Elena Conis is professor of journalism and history at the University of California, Berkeley. Her scholarship and writing examine the history of controversies in public health and medicine. She is the author of the books Vaccine Nation: America’s Changing Relationship with Immunization; How to Sell a Poison: The Rise, Fall, and Toxic Return of DDT; and, with Aimee Medeiros and Sandra Eder, the edited volume Pink and Blue: Gender, Culture and the Health of Children. At Berkeley, she serves as director of the Narrative Writing Program and on the Steering Committee of the Kavli Center for Ethics, Science, and the Public and was formerly acting dean of Berkeley Journalism. Prior to joining the Berkeley faculty, she was a history professor and Mellon Foundation Fellow in Health Humanities at Emory University and an award-winning health columnist for the Los Angeles Times.
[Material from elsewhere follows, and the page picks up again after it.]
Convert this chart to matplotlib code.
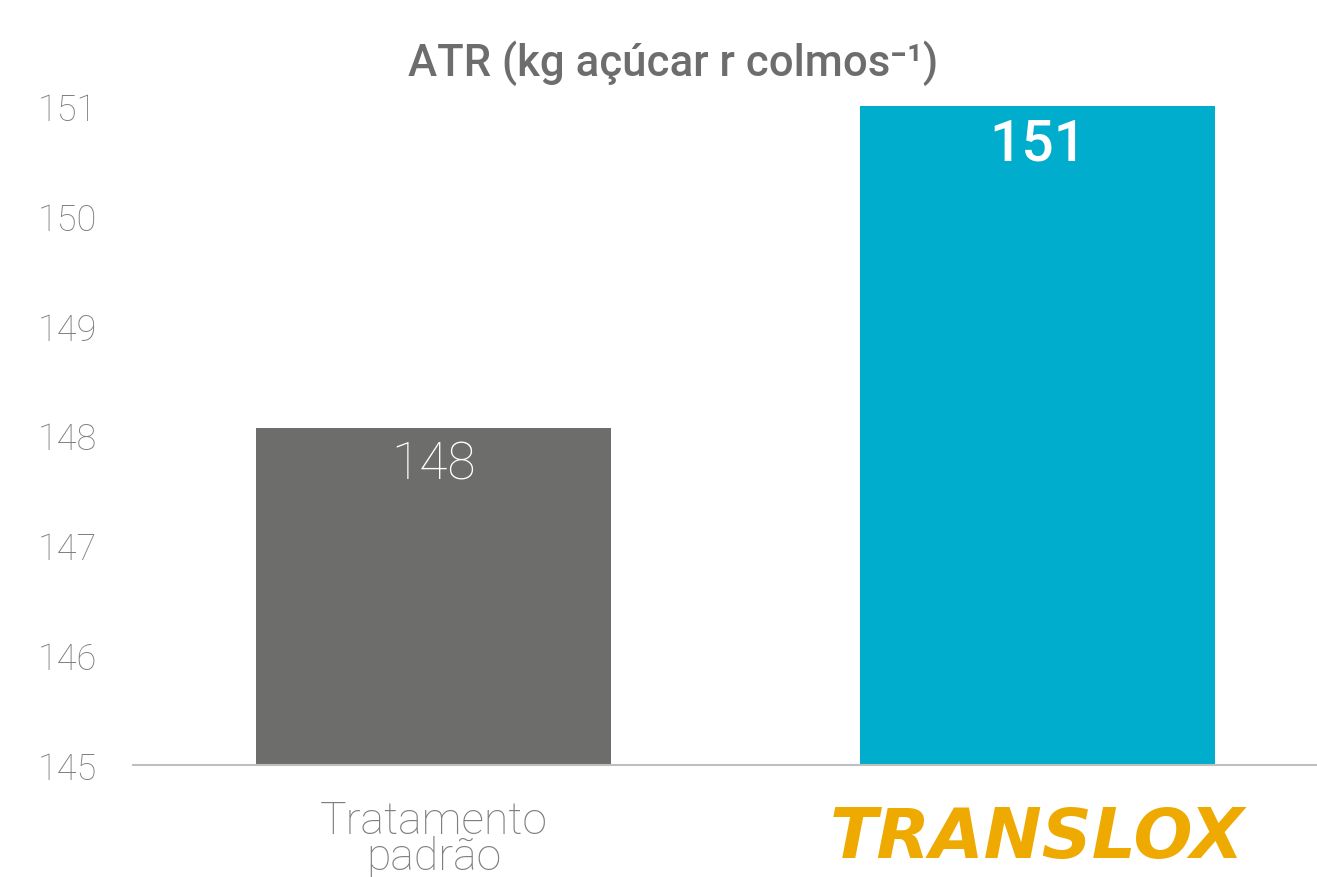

David Oshinsky is director of the Division of Medical Humanities at New York University’s Grossman School of Medicine and a professor in the NYU Department of History. His book Polio: An American Story won the Pulitzer Prize in History and the Hoover Presidential Book Award. His other books include Bellevue: Three Centuries of Medicine and Mayhem at America’s Most Storied Hospital, A Conspiracy So Immense: The World of Joe McCarthy, and Worse Than Slavery. Oshinsky’s articles and reviews appear in the New York Times, Wall Street Journal, Washington Post, and New York Review of Books, among other publications.

Michael Willrich is the Leff Families Professor of History and chair of the history department at Brandeis University. His teaching and research center on American social and legal history. He is the author of City of Courts: Socializing Justice in Progressive Era Chicago (2003), Pox: An American History (2011), and American Anarchy: The Epic Struggle between Immigrant Radicals and the U.S. Government at the Dawn of the Twentieth Century (2023), which was a finalist for the 2024 Pulitzer Prize in History.